**Task details**
Copy the lines of the data below exactly, starting at the first and stopping after the line that contains "import * as"; include no pictures.

-- Start of Data block --

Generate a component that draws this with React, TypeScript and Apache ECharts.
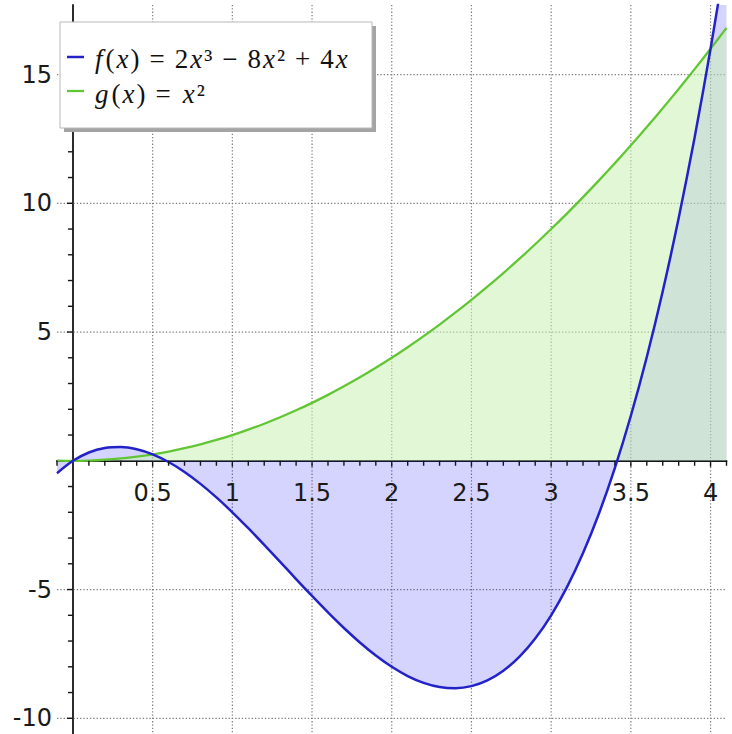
import React, { useEffect, useRef } from "react";
import * as echarts from "echarts";

// Sample points of the two plotted functions
const xs = [
  -0.1, 0, 0.1, 0.2, 0.3, 0.4, 0.5, 0.6, 0.7, 0.8, 0.9, 1.0, 1.1, 1.2, 1.3,
  1.4, 1.5, 1.6, 1.7, 1.8, 1.9, 2.0, 2.1, 2.2, 2.3, 2.4, 2.5, 2.6, 2.7, 2.8,
  2.9, 3.0, 3.1, 3.2, 3.3, 3.4, 3.5, 3.6, 3.7, 3.8, 3.9, 4.0, 4.1,
];
// f(x) = 2x^3 - 8x^2 + 4x
const fValues = [
  -0.482, 0, 0.322, 0.496, 0.534, 0.448, 0.25, -0.048, -0.434, -0.896, -1.422,
  -2, -2.618, -3.264, -3.926, -4.592, -5.25, -5.888, -6.494, -7.056, -7.562,
  -8, -8.358, -8.624, -8.786, -8.832, -8.75, -8.528, -8.154, -7.616, -6.902,
  -6, -4.898, -3.584, -2.046, -0.272, 1.75, 4.032, 6.586, 9.424, 12.558, 16,
  19.762,
];
// g(x) = x^2
const gValues = [
  0.01, 0, 0.01, 0.04, 0.09, 0.16, 0.25, 0.36, 0.49, 0.64, 0.81, 1, 1.21,
  1.44, 1.69, 1.96, 2.25, 2.56, 2.89, 3.24, 3.61, 4, 4.41, 4.84, 5.29, 5.76,
  6.25, 6.76, 7.29, 7.84, 8.41, 9, 9.61, 10.24, 10.89, 11.56, 12.25, 12.96,
  13.69, 14.44, 15.21, 16, 16.81,
];

// Axis ticks and labels
const xTickLabels = [0.5, 1, 1.5, 2, 2.5, 3, 3.5, 4];
const yTickLabels = [-10, -5, 5, 10, 15];
const xMinorTicks = [
  -0.1, 0.1, 0.2, 0.3, 0.4, 0.6, 0.7, 0.8, 0.9, 1.1, 1.2, 1.3, 1.4, 1.6, 1.7,
  1.8, 1.9, 2.1, 2.2, 2.3, 2.4, 2.6, 2.7, 2.8, 2.9, 3.1, 3.2, 3.3, 3.4, 3.6,
  3.7, 3.8, 3.9, 4.1,
];
const yMinorTicks = [
  -9, -8, -7, -6, -4, -3, -2, -1, 1, 2, 3, 4, 6, 7, 8, 9, 11, 12, 13, 14, 16,
  17,
];

const X_MIN = -0.1;
const X_MAX = 4.1;
const Y_MIN = -10.61;
const Y_MAX = 17.7;

const F_COLOR = "#2222c8";
const G_COLOR = "#62c634";
const F_FILL = "rgba(0, 0, 255, 0.17)";
const G_FILL = "rgba(202, 240, 180, 0.55)";
const AXIS_COLOR = "#161616";
const GRID_COLOR = "#7c7c7c";
const TICK_FONT = { fontFamily: "DejaVu Sans", fontSize: 24, fill: "#1a1a1a" };

function gridLineSeries(values: number[], dir: "x" | "y") {
  return {
    type: "custom",
    silent: true,
    z: 1,
    data: values.map((v) => (dir === "x" ? [v, 0] : [0, v])),
    renderItem: (params: any, api: any) => {
      const cs = params.coordSys;
      const p = api.coord([api.value(0), api.value(1)]);
      const shape =
        dir === "x"
          ? { x1: p[0], y1: cs.y, x2: p[0], y2: cs.y + cs.height }
          : { x1: cs.x, y1: p[1], x2: cs.x + cs.width, y2: p[1] };
      return {
        type: "line",
        shape,
        style: { stroke: GRID_COLOR, lineWidth: 1.2, lineDash: [1.3, 2] },
      };
    },
  };
}

function tickSeries(values: number[], dir: "x" | "y", len: number) {
  return {
    type: "custom",
    silent: true,
    z: 6,
    data: values.map((v) => (dir === "x" ? [v, 0] : [0, v])),
    renderItem: (_params: any, api: any) => {
      const p = api.coord([api.value(0), api.value(1)]);
      const shape =
        dir === "x"
          ? { x1: p[0], y1: p[1], x2: p[0], y2: p[1] + len }
          : { x1: p[0], y1: p[1], x2: p[0] - len, y2: p[1] };
      return {
        type: "line",
        shape,
        style: { stroke: AXIS_COLOR, lineWidth: 1.4 },
      };
    },
  };
}

// Tick labels sit beside the axis lines that cross at the origin
function tickLabelSeries(values: number[], dir: "x" | "y") {
  return {
    type: "custom",
    silent: true,
    z: 7,
    data: values.map((v) => (dir === "x" ? [v, 0] : [0, v])),
    renderItem: (_params: any, api: any) => {
      const v = dir === "x" ? api.value(0) : api.value(1);
      const p = api.coord([api.value(0), api.value(1)]);
      return {
        type: "text",
        x: dir === "x" ? p[0] : p[0] - 21,
        y: dir === "x" ? p[1] + 32 : p[1],
        style: {
          ...TICK_FONT,
          text: String(v),
          align: dir === "x" ? "center" : "right",
          verticalAlign: "middle",
        },
      };
    },
  };
}

const serif = { fontFamily: "Liberation Serif", fontSize: 27, fill: "#111" };
const legendRich = {
  f: { ...serif, fontStyle: "italic", padding: [0, 3, 0, 2] },
  i: { ...serif, fontStyle: "italic", padding: [0, 2] },
  n: { ...serif },
  op: { ...serif, padding: [0, 10] },
};

export default function App() {
  const ref = useRef<HTMLDivElement>(null);

  useEffect(() => {
    if (!ref.current) return;
    const chart = echarts.init(ref.current, null, { renderer: "svg" });
    const fData = xs.map((x, i) => [x, fValues[i]]);
    const gData = xs.map((x, i) => [x, gValues[i]]);

    chart.setOption({
      animation: false,
      backgroundColor: "#ffffff",
      grid: {
        left: 57,
        top: 5,
        width: 669.5,
        height: 729,
        containLabel: false,
        outerBoundsMode: "none",
      },
      xAxis: {
        type: "value",
        min: X_MIN,
        max: X_MAX,
        axisLine: { show: true, onZero: true, lineStyle: { color: AXIS_COLOR, width: 1.8 } },
        axisTick: { show: false },
        splitLine: { show: false },
        axisLabel: { show: false },
      },
      yAxis: {
        type: "value",
        min: Y_MIN,
        max: Y_MAX,
        axisLine: { show: true, onZero: true, lineStyle: { color: AXIS_COLOR, width: 1.8 } },
        axisTick: { show: false },
        splitLine: { show: false },
        axisLabel: { show: false },
      },
      series: [
        gridLineSeries(xTickLabels, "x"),
        gridLineSeries(yTickLabels, "y"),
        {
          type: "line",
          name: "f area",
          data: fData,
          symbol: "none",
          smooth: 0.3,
          silent: true,
          z: 2,
          lineStyle: { width: 0, opacity: 0 },
          areaStyle: { color: F_FILL, opacity: 1, origin: 0 },
        },
        {
          type: "line",
          name: "g area",
          data: gData,
          symbol: "none",
          smooth: 0.3,
          silent: true,
          z: 3,
          lineStyle: { width: 0, opacity: 0 },
          areaStyle: { color: G_FILL, opacity: 1, origin: 0 },
        },
        {
          type: "line",
          name: "g(x) = x^2",
          data: gData,
          symbol: "none",
          smooth: 0.3,
          silent: true,
          z: 4,
          lineStyle: { color: G_COLOR, width: 2.3 },
        },
        {
          type: "line",
          name: "f(x) = 2x^3 - 8x^2 + 4x",
          data: fData,
          symbol: "none",
          smooth: 0.3,
          silent: true,
          z: 5,
          lineStyle: { color: F_COLOR, width: 2.5 },
        },
        tickSeries(xTickLabels, "x", 6),
        tickSeries(xMinorTicks, "x", 5),
        tickSeries(yTickLabels, "y", 6),
        tickSeries(yMinorTicks, "y", 5),
        tickLabelSeries(xTickLabels, "x"),
        tickLabelSeries(yTickLabels, "y"),
      ],
      graphic: [
        {
          type: "rect",
          z: 100,
          shape: { x: 64, y: 26, width: 312, height: 106 },
          style: { fill: "#a4a4a4" },
        },
        {
          type: "rect",
          z: 101,
          shape: { x: 60, y: 22, width: 312, height: 106 },
          style: { fill: "#ffffff", stroke: "#b8b8b8", lineWidth: 1 },
        },
        {
          type: "line",
          z: 102,
          shape: { x1: 67, y1: 57, x2: 84, y2: 57 },
          style: { stroke: F_COLOR, lineWidth: 2.5 },
        },
        {
          type: "line",
          z: 102,
          shape: { x1: 67, y1: 91, x2: 84, y2: 91 },
          style: { stroke: G_COLOR, lineWidth: 2.3 },
        },
        {
          type: "text",
          z: 102,
          x: 93,
          y: 59,
          style: {
            text: "{f|f}{n|(}{i|x}{n|)}{op|=}{n|2}{i|x}{n|³}{op|−}{n|8}{i|x}{n|²}{op|+}{n|4}{i|x}",
            rich: legendRich,
            verticalAlign: "middle",
          },
        },
        {
          type: "text",
          z: 102,
          x: 93,
          y: 94,
          style: {
            text: "{f|g}{n|(}{i|x}{n|)}{op|=}{i|x}{n|²}",
            rich: legendRich,
            verticalAlign: "middle",
          },
        },
      ],
    });

    return () => chart.dispose();
  }, []);

  return (
    <div
      ref={ref}
      style={{ position: "fixed", left: 0, top: 0, width: 732, height: 734 }}
    />
  );
}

-- End of Data block --

**Exercise result**
Generate a component that draws this with React, TypeScript and Apache ECharts.
import React, { useEffect, useRef } from "react";
import * as echarts from "echarts";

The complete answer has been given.